There is at least one divided state that had a productive session this year, however. Legislators in Kentucky were able to reach agreement on issues such as job training, anti-drug legislation and changing the gas-tax formula. Democratic Gov. Steve Beshear tweeted that work on a domestic violence bill "was a paradigm for the entire session -- 2 chambers & 2 political parties working together to find common ground."

Observers say Kentucky's unusually productive session was due to a change in leadership; Senate President Robert Stivers is more open to compromise than his longtime predecessor David Williams.

Kentucky Senate President Robert Stivers, who some say is responsible for Kentucky's productive session. (AP/Dylan Lovan)

"The overall sense during the reign of the last Republican Senate leader was that the two chambers couldn't work together," said Stephen Voss, a political scientist at the University of Kentucky.

Personality matters, but party politics aren't as divided in Kentucky as in many states. There are still some conservative Democrats there, while some Republicans are populists who aren't afraid to turn to government for solutions. But these conditions don't apply elsewhere.

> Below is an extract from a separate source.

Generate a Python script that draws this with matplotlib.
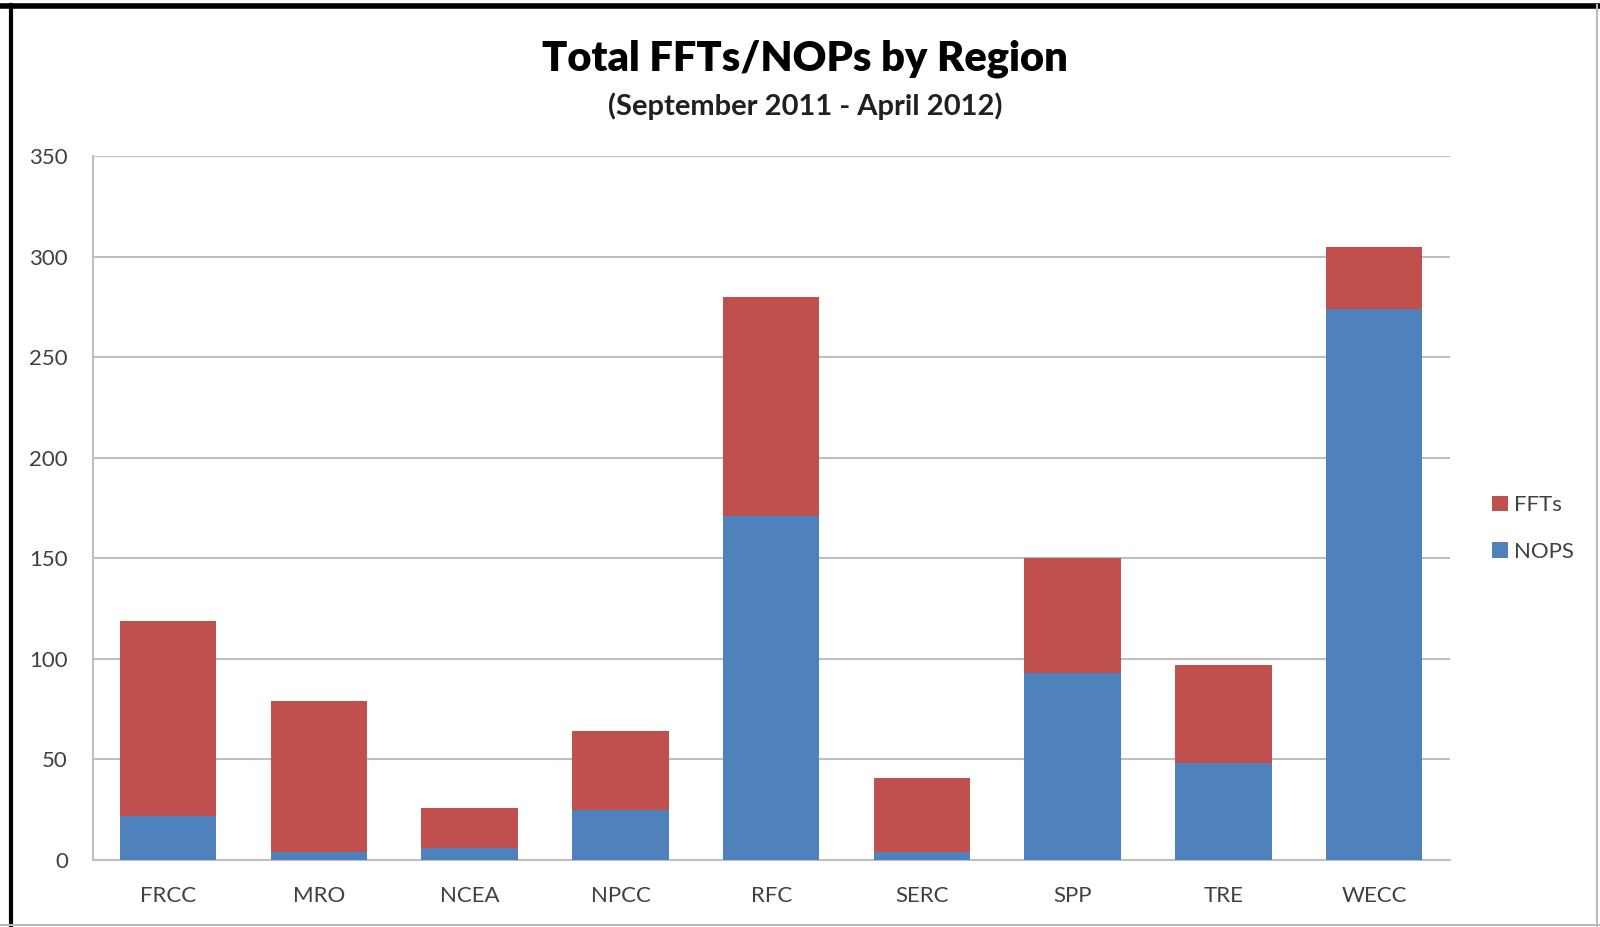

In Colorado, for instance, Republicans who captured the Senate last fall wanted to roll back legislation Democrats had enacted over the past couple of years when they controlled everything. Not surprisingly, House Democrats didn't want to go along, so neither side got what it wanted -- or anything at all -- on issues such as the minimum wage, student debt relief or gun owners' rights.

"There just wasn't a lot of common ground between the two leaderships," Sondermann said. "It comes down to personality. The other common denominator is polarization."